Il militait également pour l’émancipation de la femme : Il n’y a pas de révolution sociale véritable que lorsque la femme est libérée. Que jamais mes yeux ne voient une société où la moitié du peuple est maintenue dans le silence.

Principes et éthique
Sur les qualités extraordinaires de l’homme, Bruno Jaffre, un écrivain qui s’intéresse à sa biographie écrit : Thomas Sankara aurait pu se débarrasser de ses ennemis, il en avait les moyens Peut-être aurait-il dû mieux se protéger ? Il ne pouvait en tout cas pas imaginer que son ami viendrait à être responsable de son assassinat. En tout cas, il ne voulait pas tomber dans le cycle sans fin des clarifications sur fond d’assassinat, sous prétexte d’étapes supérieures qui cachent souvent une simple lutte pour le pouvoir.
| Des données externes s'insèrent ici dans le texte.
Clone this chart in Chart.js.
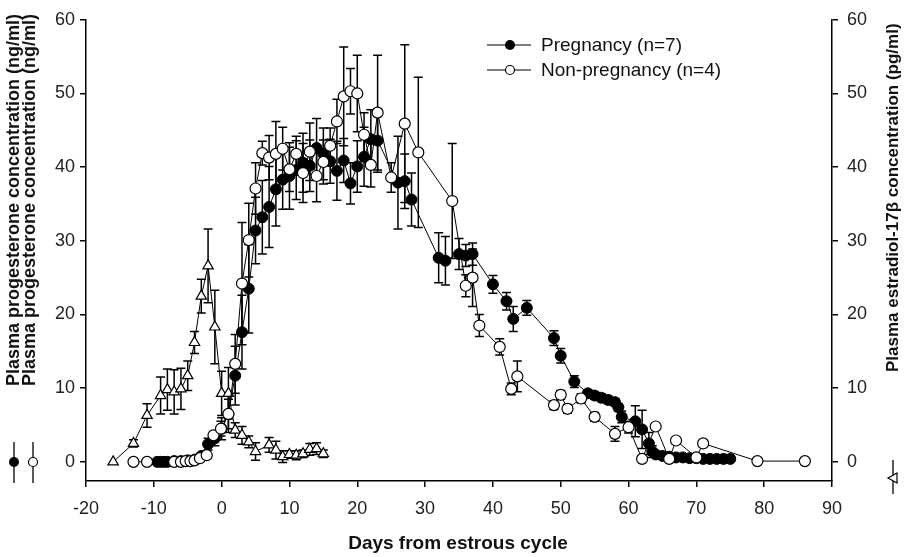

Au contraire il a cherché à élargir la base de la révolution et s’est opposé à ceux qui portaient des exclusives. Il s’est battu politiquement, mais en face on a préféré l’éliminer physiquement, ce que nous pourrions interpréter comme un aveu de faiblesse. Thomas Sankara savait que s’il venait à employer ces méthodes, il aurait cessé d’être celui qu’on aimait, celui en qui on avait confiance, celui qui rassurait au moment des doutes par son intégrité et sa rigueur morale…

Héritage
Que reste-t-il de l’homme aujourd’hui ? La jeunesse continue de voir en lui une idole, et se demande pourquoi il a été assassiné si jeune, à 38 ans (le 15 octobre 1987.) Ses idées continuent à animer les débats et inspirer la littérature ; mais on observe sur le continent aucune mise en oeuvre de sa vision. Les présidents africains se moquent de sa modestie et accumulent des richesses sur le dos de la population ; les produits locaux sont traités avec mépris par ces dirigeants dont les épouses prennent l’avion pour aller faire des emplettes à l’étranger, notamment en Occident. Nos pays sont de plus en plus dépendants.
De l’homme Sankara, on ne connaît presque pas de biens matériels accumulés comme c’est la mode pour nos dirigeants. L’héritage de Sankara peut enfin se résumer en un rêve brisé. Mais pas perdu.